A user of the Silva119 data pointed out that the taxonomy with the SILVA119 release is based only upon the taxonomy string of the representative sequence for the cluster of reads, which could lead to incorrect confidence in taxonomy assignments at the fine level (genus/species). To address this, I have endeavored to create taxonomy strings that are either consensus (all taxa strings must match for every read that fell into the cluster) or majority (greater than or equal to 90% of the taxonomy strings for a given cluster). If a taxonomy string fails to be consensus or majority, then it becomes ambiguous, moving up the levels of taxonomy until consensus/majority taxonomy strings are met.

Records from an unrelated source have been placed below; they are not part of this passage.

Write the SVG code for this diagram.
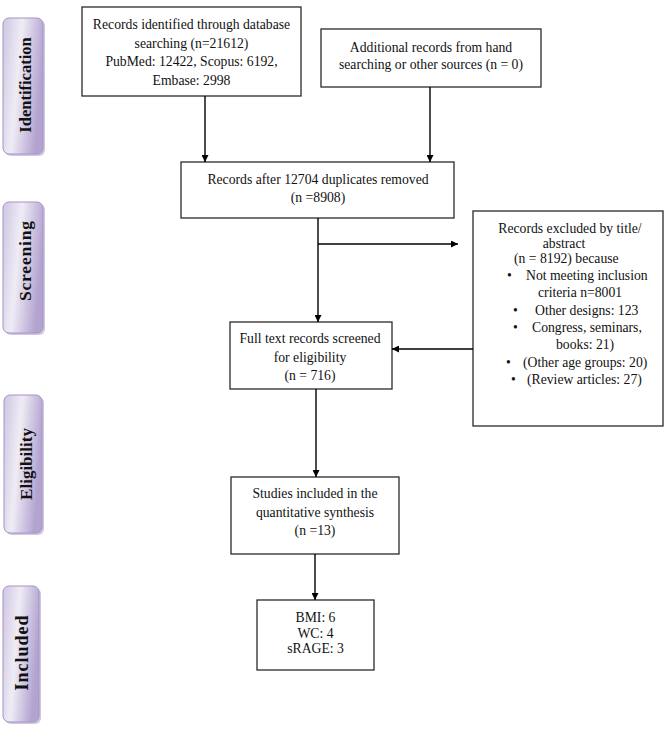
<svg xmlns="http://www.w3.org/2000/svg" width="669" height="732" viewBox="0 0 669 732">
<defs>
<linearGradient id="lab" x1="0" y1="0" x2="1" y2="0.3">
<stop offset="0" stop-color="#cfc5e2"/>
<stop offset="0.45" stop-color="#efecf5"/>
<stop offset="1" stop-color="#b3a3d0"/>
</linearGradient>
<marker id="arr" viewBox="0 0 10 10" refX="10" refY="5" markerWidth="7" markerHeight="7" markerUnits="userSpaceOnUse" orient="auto">
<path d="M0,0 L10,5 L0,10 z" fill="#000"/>
</marker>
</defs>
<style>
.box{fill:#fff;stroke:#2a2a2a;stroke-width:1.3}
.t{font-family:"Liberation Serif","Times New Roman",serif;font-size:13.7px;fill:#111}
.c{text-anchor:middle}
.lab{fill:url(#lab);stroke:#a594c4;stroke-width:1}
.shadow{fill:#a898c4;opacity:0.55}
.lt{font-family:"Liberation Serif","Times New Roman",serif;font-size:16.5px;font-weight:bold;fill:#111;text-anchor:middle}
.ln{stroke:#000;stroke-width:1.4;fill:none}
</style>
<rect width="669" height="732" fill="#fff"/>

<g id="label-identification">
<rect class="shadow" x="5" y="20" width="40" height="136" rx="6"/>
<rect class="lab" x="3" y="18" width="40" height="136" rx="6"/>
<text class="lt" transform="translate(31,85) rotate(-90)">Identification</text>
</g>
<g id="label-screening">
<rect class="shadow" x="5" y="204" width="40" height="131" rx="6"/>
<rect class="lab" x="3" y="202" width="40" height="131" rx="6"/>
<text class="lt" style="font-size:17.5px" transform="translate(31,261) rotate(-90)" textLength="80" lengthAdjust="spacing">Screening</text>
</g>
<g id="label-eligibility">
<rect class="shadow" x="6" y="397" width="38" height="138" rx="6"/>
<rect class="lab" x="4" y="395" width="38" height="138" rx="6"/>
<text class="lt" style="font-size:17px" transform="translate(32,464) rotate(-90)">Eligibility</text>
</g>
<g id="label-included">
<rect class="shadow" x="5" y="588" width="36" height="136" rx="6"/>
<rect class="lab" x="3" y="586" width="36" height="136" rx="6"/>
<text class="lt" style="font-size:18px" transform="translate(28,653) rotate(-90)" textLength="75" lengthAdjust="spacing">Included</text>
</g>

<g id="node-identified">
<rect class="box" x="82" y="7" width="219" height="89"/>
<text class="t c" x="191.5" y="29">Records identified through database</text>
<text class="t c" x="191.5" y="47.5">searching (n=21612)</text>
<text class="t c" x="191.5" y="66">PubMed: 12422, Scopus: 6192,</text>
<text class="t c" x="191.5" y="84.5">Embase: 2998</text>
</g>
<g id="node-additional">
<rect class="box" x="321" y="29" width="220" height="58"/>
<text class="t c" x="431" y="52">Additional records from hand</text>
<text class="t c" x="431" y="69">searching or other sources (n = 0)</text>
</g>
<g id="node-dedup">
<rect class="box" x="181" y="162" width="273" height="56"/>
<text class="t c" x="318" y="184">Records after 12704 duplicates removed</text>
<text class="t c" x="318" y="202">(n =8908)</text>
</g>
<g id="node-excluded">
<rect class="box" x="473" y="211" width="190" height="215"/>
<text class="t c" x="570" y="233">Records excluded by title/</text>
<text class="t c" x="564" y="248">abstract</text>
<text class="t" x="514" y="263">(n = 8192) because</text>
<text class="t" x="507" y="280">•</text><text class="t" x="526" y="280">Not meeting inclusion</text>
<text class="t" x="538" y="297">criteria n=8001</text>
<text class="t" x="513" y="315">•</text><text class="t" x="535" y="315">Other designs: 123</text>
<text class="t" x="513" y="332">•</text><text class="t" x="532" y="332">Congress, seminars,</text>
<text class="t" x="556" y="349">books: 21)</text>
<text class="t" x="506" y="367">•</text><text class="t" x="523" y="367">(Other age groups: 20)</text>
<text class="t" x="511" y="384">•</text><text class="t" x="527" y="384">(Review articles: 27)</text>
</g>
<g id="node-fulltext">
<rect class="box" x="230" y="322" width="162" height="67"/>
<text class="t c" x="310" y="343">Full text records screened</text>
<text class="t c" x="310" y="362">for eligibility</text>
<text class="t c" x="310" y="380">(n = 716)</text>
</g>
<g id="node-studies">
<rect class="box" x="231" y="477" width="168" height="77"/>
<text class="t c" x="315" y="498">Studies included in the</text>
<text class="t c" x="315" y="517">quantitative synthesis</text>
<text class="t c" x="315" y="535">(n =13)</text>
</g>
<g id="node-outcomes">
<rect class="box" x="257" y="600" width="117" height="70"/>
<text class="t c" x="315.5" y="622">BMI: 6</text>
<text class="t c" x="315.5" y="637.5">WC: 4</text>
<text class="t c" x="315.5" y="653">sRAGE: 3</text>
</g>

<g id="connectors">
<line class="ln" x1="205" y1="96" x2="205" y2="162" marker-end="url(#arr)"/>
<line class="ln" x1="430" y1="87" x2="430" y2="162" marker-end="url(#arr)"/>
<line class="ln" x1="318" y1="218" x2="318" y2="322" marker-end="url(#arr)"/>
<line class="ln" x1="318" y1="244" x2="458" y2="244" marker-end="url(#arr)"/>
<line class="ln" x1="473" y1="349" x2="392" y2="349" marker-end="url(#arr)"/>
<line class="ln" x1="316" y1="389" x2="316" y2="477" marker-end="url(#arr)"/>
<line class="ln" x1="315" y1="554" x2="315" y2="600" marker-end="url(#arr)"/>
</g>
</svg>
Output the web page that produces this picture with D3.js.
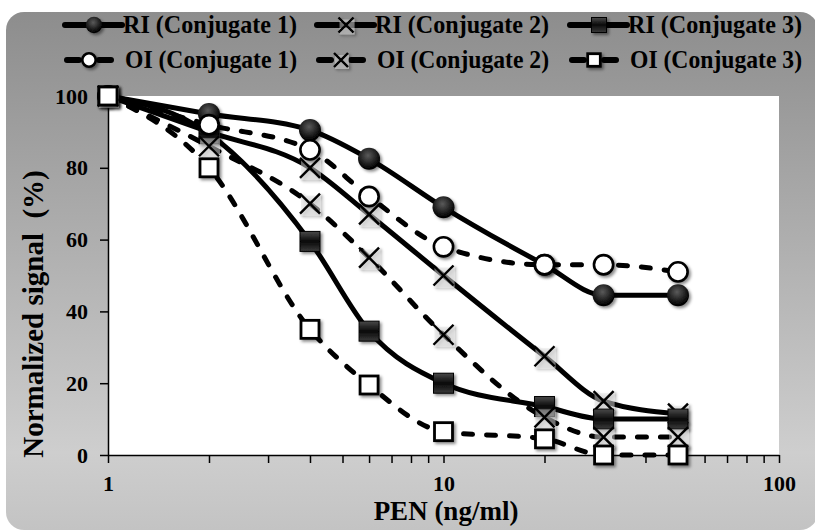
<!DOCTYPE html>
<html>
<head>
<meta charset="utf-8">
<script src="https://cdn.jsdelivr.net/npm/d3@7"></script>
<style>
  body { margin: 0; background: #fff; }
  text { font-family: "Liberation Serif", "Times New Roman", serif; font-weight: bold; fill: #000; }
</style>
</head>
<body>
<div id="chart"></div>
<script>
/******************************************************************************/
/*  Data                                                                      */
/******************************************************************************/

var concentrations = [1, 2, 4, 6, 10, 20, 30, 50];

var riConj1 = [100, 95, 90.5, 82.5, 69, 53, 44.5, 44.5];
var riConj2 = [100, 90, 80, 67, 50, 27.5, 15, 11.5];
var riConj3 = [100, 89.5, 59.5, 34.5, 20, 13.5, 10, 10];
var oiConj1 = [100, 92, 85, 72, 58, 53, 53, 51];
var oiConj2 = [100, 86, 70, 55, 33.5, 10.5, 5, 5];
var oiConj3 = [100, 80, 35, 19.5, 6.5, 4.5, 0, 0];

var yTicks = [0, 20, 40, 60, 80, 100];
var xLabels = [1, 10, 100];

var series = [
  { name: 'RI (Conjugate 1)', values: riConj1, marker: 'dot',    dashed: false },
  { name: 'RI (Conjugate 2)', values: riConj2, marker: 'cross',  dashed: false },
  { name: 'RI (Conjugate 3)', values: riConj3, marker: 'block',  dashed: false },
  { name: 'OI (Conjugate 1)', values: oiConj1, marker: 'ring',   dashed: true },
  { name: 'OI (Conjugate 2)', values: oiConj2, marker: 'cross',  dashed: true },
  { name: 'OI (Conjugate 3)', values: oiConj3, marker: 'box',    dashed: true }
];


/******************************************************************************/
/*  Frame                                                                     */
/******************************************************************************/

var W = 815, H = 532;
var plot = { left: 108, right: 779, top: 96, bottom: 455 };

var svg = d3.select('#chart')
  .append('svg')
    .attr('width', W)
    .attr('height', H)

var defs = svg.append('defs');

var bg = defs.append('linearGradient')
    .attr('id', 'bg').attr('x1', 0).attr('y1', 0).attr('x2', 0).attr('y2', 1);
[['0%', '#8d8d8d'], ['45%', '#afafaf'], ['85%', '#cecece'], ['100%', '#c3c3c3']]
  .forEach(function(s){ bg.append('stop').attr('offset', s[0]).attr('stop-color', s[1]); });

var ball = defs.append('radialGradient')
    .attr('id', 'ball').attr('cx', '45%').attr('cy', '35%').attr('r', '60%');
ball.append('stop').attr('offset', '0%').attr('stop-color', '#5a5a5a');
ball.append('stop').attr('offset', '100%').attr('stop-color', '#000');

var cube = defs.append('linearGradient')
    .attr('id', 'cube').attr('x1', 0).attr('y1', 0).attr('x2', 0).attr('y2', 1);
[['0%', '#4a4a4a'], ['50%', '#0a0a0a'], ['100%', '#3a3a3a']]
  .forEach(function(s){ cube.append('stop').attr('offset', s[0]).attr('stop-color', s[1]); });

var shadow = defs.append('filter').attr('id', 'shadow')
    .attr('x', '-50%').attr('y', '-50%').attr('width', '200%').attr('height', '200%');
shadow.append('feDropShadow')
    .attr('dx', 2).attr('dy', 2).attr('stdDeviation', 1.5)
    .attr('flood-color', '#000').attr('flood-opacity', 0.45);

svg.append('rect')
    .attr('x', 6).attr('y', 12)
    .attr('width', 812).attr('height', 518)
    .attr('rx', 18)
    .attr('fill', 'url(#bg)')

svg.append('rect')
    .attr('x', plot.left).attr('y', plot.top)
    .attr('width', plot.right - plot.left)
    .attr('height', plot.bottom - plot.top)
    .attr('fill', '#fff')


/******************************************************************************/
/*  Scales & Axes                                                             */
/******************************************************************************/

var x = d3.scaleLog().domain([1, 100]).range([plot.left, plot.right]);
var y = d3.scaleLinear().domain([0, 100]).range([plot.bottom, plot.top]);

var xTickValues = d3.range(1, 10).concat(d3.range(10, 101, 10));

var xAxis = svg.append('g')
    .attr('transform', 'translate(0,' + plot.bottom + ')')
    .call(d3.axisBottom(x)
      .tickValues(xTickValues)
      .tickSize(8).tickSizeOuter(0).tickPadding(12)
      .tickFormat(function(d){ return xLabels.indexOf(d) >= 0 ? d : ''; }))

var yAxis = svg.append('g')
    .attr('transform', 'translate(' + plot.left + ',0)')
    .call(d3.axisLeft(y)
      .tickValues(yTicks)
      .tickSize(8).tickSizeOuter(0).tickPadding(12))

svg.selectAll('.domain, .tick line')
    .attr('stroke', '#000').attr('stroke-width', 1.5)
svg.selectAll('.tick text')
    .style('font-size', '22px').attr('fill', '#000')

svg.append('text')
    .attr('x', 446).attr('y', 520)
    .attr('text-anchor', 'middle')
    .style('font-size', '27px')
    .text('PEN (ng/ml)')

svg.append('text')
    .attr('transform', 'translate(43,314) rotate(-90)')
    .attr('text-anchor', 'middle')
    .style('font-size', '29px')
    .style('white-space', 'pre')
    .text('Normalized signal  (%)')


/******************************************************************************/
/*  Markers                                                                   */
/******************************************************************************/

/* Draw one marker of the given type into g, centred on (cx, cy) */
function drawMarker(g, type, cx, cy, s){
  var m = g.append('g')
      .attr('transform', 'translate(' + cx + ',' + cy + ')')
      .attr('filter', 'url(#shadow)');
  if (type == 'dot'){
    m.append('circle').attr('r', s * 0.55).attr('fill', 'url(#ball)');
  } else if (type == 'ring'){
    m.append('circle').attr('r', s * 0.48)
      .attr('fill', '#fff').attr('stroke', '#000').attr('stroke-width', 2.6);
  } else if (type == 'block'){
    m.append('rect').attr('x', -s / 2).attr('y', -s / 2).attr('width', s).attr('height', s)
      .attr('fill', 'url(#cube)').attr('stroke', '#000').attr('stroke-width', 1);
  } else if (type == 'box'){
    var b = s * 0.9;
    m.append('rect').attr('x', -b / 2).attr('y', -b / 2).attr('width', b).attr('height', b)
      .attr('fill', '#fff').attr('stroke', '#000').attr('stroke-width', 2.8);
  } else if (type == 'cross'){
    var h = s / 2;
    m.append('rect').attr('x', -h + 1).attr('y', -h + 2).attr('width', s).attr('height', s)
      .attr('fill', '#d9d9d9').attr('opacity', 0.45);
    m.append('path')
      .attr('d', 'M' + (-h) + ',' + (-h) + 'L' + h + ',' + h + 'M' + h + ',' + (-h) + 'L' + (-h) + ',' + h)
      .attr('stroke', '#000').attr('stroke-width', 2.4).attr('fill', 'none');
  }
}


/******************************************************************************/
/*  Series                                                                    */
/******************************************************************************/

var line = d3.line()
    .x(function(d){ return x(d[0]); })
    .y(function(d){ return y(d[1]); })
    .curve(d3.curveMonotoneX);

var seriesG = svg.append('g');

series.forEach(function(s){
  var pts = concentrations.map(function(c, i){ return [c, s.values[i]]; });
  var g = seriesG.append('g');

  g.append('path')
      .attr('d', line(pts))
      .attr('fill', 'none')
      .attr('stroke', '#000')
      .attr('stroke-width', 5)
      .attr('stroke-linecap', s.dashed ? 'round' : 'butt')
      .attr('stroke-dasharray', s.dashed ? '9,14' : null)

  pts.forEach(function(p){ drawMarker(g, s.marker, x(p[0]), y(p[1]), 20); });
});


/******************************************************************************/
/*  Legend                                                                    */
/******************************************************************************/

var legendCols = [65, 317, 570];
var legendRows = [25, 60];

var legend = svg.append('g');

series.forEach(function(s, i){
  var lx = legendCols[i % 3],
      ly = legendRows[Math.floor(i / 3)],
      lg = legend.append('g');

  if (s.dashed){
    [[lx + 2, lx + 14], [lx + 34, lx + 46]].forEach(function(seg){
      lg.append('line')
          .attr('x1', seg[0]).attr('x2', seg[1]).attr('y1', ly).attr('y2', ly)
          .attr('stroke', '#000').attr('stroke-width', 6).attr('stroke-linecap', 'round')
    });
    drawMarker(lg, s.marker, lx + 24, ly, 14);
  } else {
    lg.append('line')
        .attr('x1', lx).attr('x2', lx + 57).attr('y1', ly).attr('y2', ly)
        .attr('stroke', '#000').attr('stroke-width', 6).attr('stroke-linecap', 'round')
    drawMarker(lg, s.marker, lx + 29, ly, 15);
  }

  // Narrow, tall lettering like the original
  var tx = s.dashed ? lx + 60 : lx + 58;
  lg.append('text')
      .attr('x', tx)
      .attr('y', ly + 8)
      .attr('textLength', lx + 232 - tx)
      .attr('lengthAdjust', 'spacingAndGlyphs')
      .style('font-size', '25px')
      .text(s.name)
});
</script>
</body>
</html>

For example, if a cluster had two reads, and one taxonomy string was:
D_0__Archaea;D_1__Euryarchaeota;D_2__Methanobacteria;D_3__Methanobacteriales;D_4__Methanobacteriaceae;D_5__Methanobrevibacter;D_6__Methanobrevibacter sp. HW3
and the second taxonomy string was:
D_0__Archaea;D_1__Euryarchaeota;D_2__Methanobacteria;D_3__Methanobacteriales;D_4__Methanobacteriaceae;D_5__Methanobrevibacter;D_6__Methanobrevibacter smithii

Then for either consensus or majority strings, the level 7 (0 is the first level, the domain) data would become ambiguous, as the species levels do not match. The above string for the representative sequence taxonomy mapping file becomes:
D_0__Archaea;D_1__Euryarchaeota;D_2__Methanobacteria;D_3__Methanobacteriales;D_4__Methanobacteriaceae;D_5__Methanobrevibacter;Ambiguous_taxa

Because the taxonomy strings are not perfectly matched in terms of names/depths across all  of the SILVA data, this can lead to some taxonomies being more ambiguous with my approach (exact string matches) than they actually are, particularly for the eukaryotes. There are over 1.5 million taxonomy strings in the non-redundant SILVA 119 release, so I can’t fault the maintainers of SILVA for these taxonomy strings being imperfect from a parsing/bioinformatics perspective.

The scripts used to create the consensus and 90% majority taxonomy strings are located here:
https://gist.github.com/walterst/bd69a19e75748f79efeb
https://gist.github.com/walterst/f6f08f6583bb320bb10d

==========
References
==========

Altschul SF, Gish W, Miller W, Myers EW, Lipman DJ. 1990. Basic local alignment search tool. J Mol Biol 215(3):403-410.

Edgar RC. 2010. Search and clustering orders of magnitude faster than BLAST. Bioinformatics 26(19):2460-2461.

Quast C, Pruesse E, Yilmaz P, Gerken J, Schweer T, Yarza P, Peplies J, Gloeckner FO. 2013. The SILVA ribosomal RNA gene database project: improved data processing and web-based tools. Nucleic Acids Res 41: D590-596.

Wang Q, Garrity GM, Tiedje JM, Cole JR. 2007. Naive Bayesian classifier for rapid assignment of rRNA sequences into the new bacterial taxonomy. Appl Environ Microb 73(16): 5261-5267.